- **Instruction**
Output the material exactly, but drop every image it holds.

[Start of Supplied data]

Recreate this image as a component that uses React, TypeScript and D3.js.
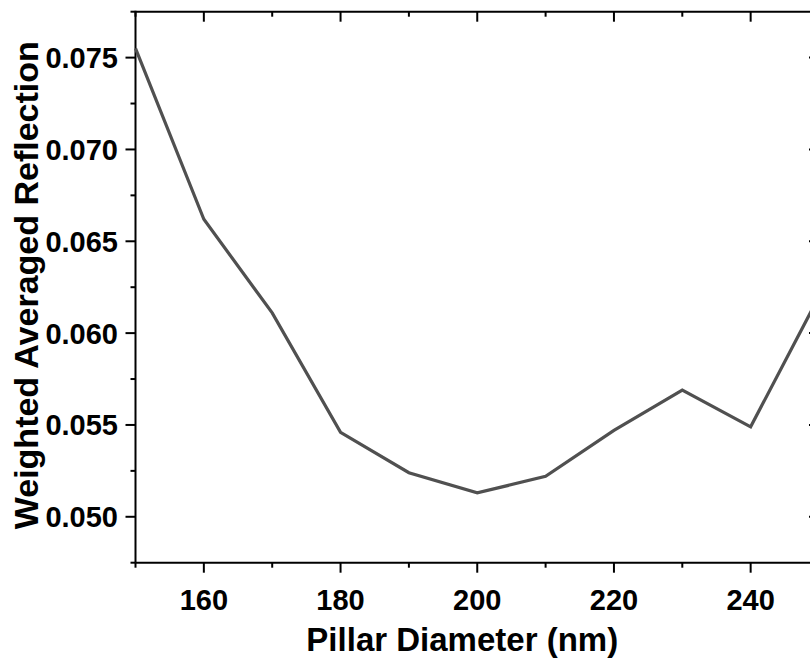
import React, { useEffect, useRef } from 'react';
import * as d3 from 'd3';

// Pillar diameter (nm) and weighted averaged reflection
const diameters = [150, 160, 170, 180, 190, 200, 210, 220, 230, 240, 250];
const reflection = [0.0755, 0.0662, 0.0611, 0.0546, 0.0524, 0.0513, 0.0522, 0.0547, 0.0569, 0.0549, 0.062];

const xMajor = [160, 180, 200, 220, 240];
const xMinor = [150, 170, 190, 210, 230, 250];
const yMajor = [0.05, 0.055, 0.06, 0.065, 0.07, 0.075];
const yMinor = [0.0475, 0.0525, 0.0575, 0.0625, 0.0675, 0.0725, 0.0775];

const App: React.FC = () => {
  const svgRef = useRef<SVGSVGElement>(null);

  useEffect(() => {
    if (!svgRef.current) return;
    const svg = d3.select(svgRef.current);
    svg.selectAll('*').remove();

    const width = 810;
    const height = 661;
    const margin = { top: 11.7, left: 135.5, bottom: 562.7, right: 819 };
    const font = '"Liberation Sans", Arial, sans-serif';

    const x = d3.scaleLinear().domain([150, 250]).range([margin.left, margin.right]);
    const y = d3.scaleLinear().domain([0.0475, 0.0775]).range([margin.bottom, margin.top]);

    svg.attr('width', width).attr('height', height);

    // frame
    const frame = svg.append('g').attr('stroke', '#000').attr('stroke-width', 2);
    frame.append('line').attr('x1', margin.left).attr('x2', margin.right)
      .attr('y1', margin.bottom).attr('y2', margin.bottom);
    frame.append('line').attr('x1', margin.left).attr('x2', margin.right)
      .attr('y1', margin.top).attr('y2', margin.top);
    frame.append('line').attr('x1', margin.left).attr('x2', margin.left)
      .attr('y1', margin.top - 1).attr('y2', margin.bottom);
    frame.append('line').attr('x1', margin.right).attr('x2', margin.right)
      .attr('y1', margin.top).attr('y2', margin.bottom);

    const majorLen = 10;
    const minorLen = 5;

    // x ticks: bottom outward, top inward
    const xTicks = [
      ...xMajor.map(v => ({ v, len: majorLen })),
      ...xMinor.map(v => ({ v, len: minorLen })),
    ];
    frame.selectAll('line.xb').data(xTicks).enter().append('line')
      .attr('class', 'xb')
      .attr('x1', d => x(d.v)).attr('x2', d => x(d.v))
      .attr('y1', margin.bottom).attr('y2', d => margin.bottom + d.len);
    frame.selectAll('line.xt').data(xTicks).enter().append('line')
      .attr('class', 'xt')
      .attr('x1', d => x(d.v)).attr('x2', d => x(d.v))
      .attr('y1', margin.top).attr('y2', d => margin.top + d.len);

    // y ticks: left outward, right inward
    const yTicks = [
      ...yMajor.map(v => ({ v, len: majorLen })),
      ...yMinor.map(v => ({ v, len: minorLen })),
    ];
    frame.selectAll('line.yl').data(yTicks).enter().append('line')
      .attr('class', 'yl')
      .attr('x1', margin.left).attr('x2', d => margin.left - d.len)
      .attr('y1', d => y(d.v)).attr('y2', d => y(d.v));
    frame.selectAll('line.yr').data(yTicks).enter().append('line')
      .attr('class', 'yr')
      .attr('x1', margin.right).attr('x2', d => margin.right - d.len)
      .attr('y1', d => y(d.v)).attr('y2', d => y(d.v));

    // tick labels
    svg.selectAll('text.xl').data(xMajor).enter().append('text')
      .attr('class', 'xl')
      .attr('x', d => x(d))
      .attr('y', 610)
      .attr('text-anchor', 'middle')
      .style('font-family', font)
      .style('font-weight', 'bold')
      .style('font-size', '29px')
      .text(d => d3.format('d')(d));

    svg.selectAll('text.yl').data(yMajor).enter().append('text')
      .attr('class', 'yl')
      .attr('x', 118)
      .attr('y', d => y(d))
      .attr('dy', '0.36em')
      .attr('text-anchor', 'end')
      .style('font-family', font)
      .style('font-weight', 'bold')
      .style('font-size', '29px')
      .text(d => d3.format('.3f')(d));

    // axis titles
    svg.append('text')
      .attr('x', (margin.left + 819) / 2 - 15)
      .attr('y', 651)
      .attr('text-anchor', 'middle')
      .style('font-family', font)
      .style('font-weight', 'bold')
      .style('font-size', '33px')
      .text('Pillar Diameter (nm)');

    svg.append('text')
      .attr('transform', `translate(38,${(margin.top + margin.bottom) / 2 - 2}) rotate(-90)`)
      .attr('text-anchor', 'middle')
      .style('font-family', font)
      .style('font-weight', 'bold')
      .style('font-size', '34px')
      .text('Weighted Averaged Reflection');

    // data line
    const line = d3.line<number>()
      .x((_, i) => x(diameters[i]))
      .y(d => y(d));

    svg.append('path')
      .datum(reflection)
      .attr('d', line)
      .attr('fill', 'none')
      .attr('stroke', '#505050')
      .attr('stroke-width', 3.2)
      .attr('stroke-linejoin', 'miter');
  }, []);

  return (
    <svg
      ref={svgRef}
      style={{ position: 'absolute', left: 0, top: 0, display: 'block', background: '#fff' }}
    />
  );
};

export default App;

[End of Supplied data]

- **The answer**
Recreate this image as a component that uses React, TypeScript and D3.js.
import React, { useEffect, useRef } from 'react';
import * as d3 from 'd3';

// Pillar diameter (nm) and weighted averaged reflection
const diameters = [150, 160, 170, 180, 190, 200, 210, 220, 230, 240, 250];
const reflection = [0.0755, 0.0662, 0.0611, 0.0546, 0.0524, 0.0513, 0.0522, 0.0547, 0.0569, 0.0549, 0.062];

const xMajor = [160, 180, 200, 220, 240];
const xMinor = [150, 170, 190, 210, 230, 250];
const yMajor = [0.05, 0.055, 0.06, 0.065, 0.07, 0.075];
const yMinor = [0.0475, 0.0525, 0.0575, 0.0625, 0.0675, 0.0725, 0.0775];

const App: React.FC = () => {
  const svgRef = useRef<SVGSVGElement>(null);

  useEffect(() => {
    if (!svgRef.current) return;
    const svg = d3.select(svgRef.current);
    svg.selectAll('*').remove();

    const width = 810;
    const height = 661;
    const margin = { top: 11.7, left: 135.5, bottom: 562.7, right: 819 };
    const font = '"Liberation Sans", Arial, sans-serif';

    const x = d3.scaleLinear().domain([150, 250]).range([margin.left, margin.right]);
    const y = d3.scaleLinear().domain([0.0475, 0.0775]).range([margin.bottom, margin.top]);

    svg.attr('width', width).attr('height', height);

    // frame
    const frame = svg.append('g').attr('stroke', '#000').attr('stroke-width', 2);
    frame.append('line').attr('x1', margin.left).attr('x2', margin.right)
      .attr('y1', margin.bottom).attr('y2', margin.bottom);
    frame.append('line').attr('x1', margin.left).attr('x2', margin.right)
      .attr('y1', margin.top).attr('y2', margin.top);
    frame.append('line').attr('x1', margin.left).attr('x2', margin.left)
      .attr('y1', margin.top - 1).attr('y2', margin.bottom);
    frame.append('line').attr('x1', margin.right).attr('x2', margin.right)
      .attr('y1', margin.top).attr('y2', margin.bottom);

    const majorLen = 10;
    const minorLen = 5;

    // x ticks: bottom outward, top inward
    const xTicks = [
      ...xMajor.map(v => ({ v, len: majorLen })),
      ...xMinor.map(v => ({ v, len: minorLen })),
    ];
    frame.selectAll('line.xb').data(xTicks).enter().append('line')
      .attr('class', 'xb')
      .attr('x1', d => x(d.v)).attr('x2', d => x(d.v))
      .attr('y1', margin.bottom).attr('y2', d => margin.bottom + d.len);
    frame.selectAll('line.xt').data(xTicks).enter().append('line')
      .attr('class', 'xt')
      .attr('x1', d => x(d.v)).attr('x2', d => x(d.v))
      .attr('y1', margin.top).attr('y2', d => margin.top + d.len);

    // y ticks: left outward, right inward
    const yTicks = [
      ...yMajor.map(v => ({ v, len: majorLen })),
      ...yMinor.map(v => ({ v, len: minorLen })),
    ];
    frame.selectAll('line.yl').data(yTicks).enter().append('line')
      .attr('class', 'yl')
      .attr('x1', margin.left).attr('x2', d => margin.left - d.len)
      .attr('y1', d => y(d.v)).attr('y2', d => y(d.v));
    frame.selectAll('line.yr').data(yTicks).enter().append('line')
      .attr('class', 'yr')
      .attr('x1', margin.right).attr('x2', d => margin.right - d.len)
      .attr('y1', d => y(d.v)).attr('y2', d => y(d.v));

    // tick labels
    svg.selectAll('text.xl').data(xMajor).enter().append('text')
      .attr('class', 'xl')
      .attr('x', d => x(d))
      .attr('y', 610)
      .attr('text-anchor', 'middle')
      .style('font-family', font)
      .style('font-weight', 'bold')
      .style('font-size', '29px')
      .text(d => d3.format('d')(d));

    svg.selectAll('text.yl').data(yMajor).enter().append('text')
      .attr('class', 'yl')
      .attr('x', 118)
      .attr('y', d => y(d))
      .attr('dy', '0.36em')
      .attr('text-anchor', 'end')
      .style('font-family', font)
      .style('font-weight', 'bold')
      .style('font-size', '29px')
      .text(d => d3.format('.3f')(d));

    // axis titles
    svg.append('text')
      .attr('x', (margin.left + 819) / 2 - 15)
      .attr('y', 651)
      .attr('text-anchor', 'middle')
      .style('font-family', font)
      .style('font-weight', 'bold')
      .style('font-size', '33px')
      .text('Pillar Diameter (nm)');

    svg.append('text')
      .attr('transform', `translate(38,${(margin.top + margin.bottom) / 2 - 2}) rotate(-90)`)
      .attr('text-anchor', 'middle')
      .style('font-family', font)
      .style('font-weight', 'bold')
      .style('font-size', '34px')
      .text('Weighted Averaged Reflection');

    // data line
    const line = d3.line<number>()
      .x((_, i) => x(diameters[i]))
      .y(d => y(d));

    svg.append('path')
      .datum(reflection)
      .attr('d', line)
      .attr('fill', 'none')
      .attr('stroke', '#505050')
      .attr('stroke-width', 3.2)
      .attr('stroke-linejoin', 'miter');
  }, []);

  return (
    <svg
      ref={svgRef}
      style={{ position: 'absolute', left: 0, top: 0, display: 'block', background: '#fff' }}
    />
  );
};

export default App;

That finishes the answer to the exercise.